The Story:  So Rachel came to our office to get some stuff and stays a moment for a visit.  She told me this story:

Part 1:  She was panhandling on the street when a kind lady offered to buy her some supper.  She agreed and the two of them had an enjoyable time together.  She felt special because a.) she was noticed, b.) the time over a meal brought a sense of dignity, and c.) somebody actually cared.

Part 2: Two days later, this same lady comes by and Rachel is at the same spot, panhandling.  She stops and chats, one of the first questions she asked was: “Was that you that I heard on the radio?  I recognize your voice.  That was great!”

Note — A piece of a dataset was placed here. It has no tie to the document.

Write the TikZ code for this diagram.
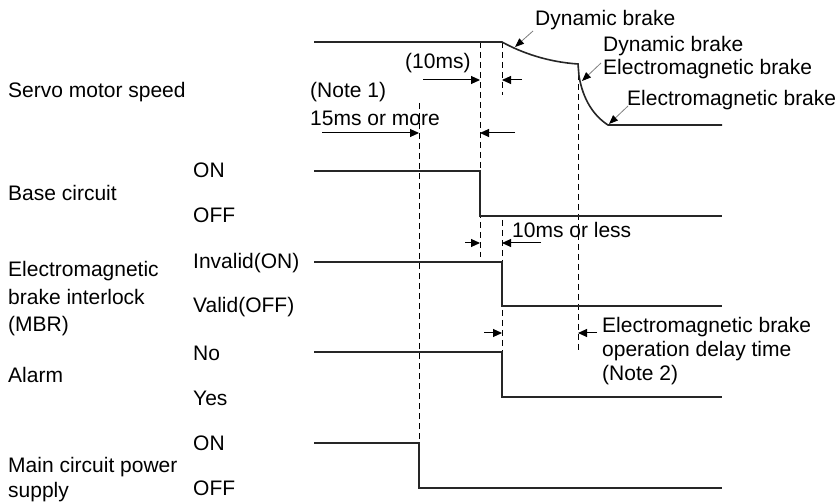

Rachel’s face beamed with joy as she answered in the affirmative. Imagine, someone recognized her!!

This is huge!  We might get a kick of being on the radio, but for Rachel, this is so much bigger.  In her part in this little story, she was recognized not just a panhandler, or even as a person who might be ‘down and out’ for the time being.  She was someone who was recognized for making a larger, positive contribution to a good cause!  Mabye even informing and influencing the way that radio listeners think about people caught in the web of poverty and homelessness.

She was radiant as she recounted this story.

It might be hard to imagine just how much of an impact this would be for someone who calls the streets their home.  Think of it for a moment:  24/7 you are struggling to survive, just trying to make it to the next day; the past continually comes before your mind: harsh words (“You are such a loser! You’ll never amount to anything!  You are worthless trash!); every imaginable form of abuse (from abusive parents and relatives, residential school system, etc); multiple foster homes; struggling to survive, and well… you fill in the gaps.

THEN someone comes up to you in the midst of your despair and darkened world and brings a burning magnesium light of hope and glory, and says, “Hey, was that you I heard on the radio?  I recognized your voice.  That was great!”

You never can know the full impact of such positive words and affirmation.  It just might be enough to change someone’s life!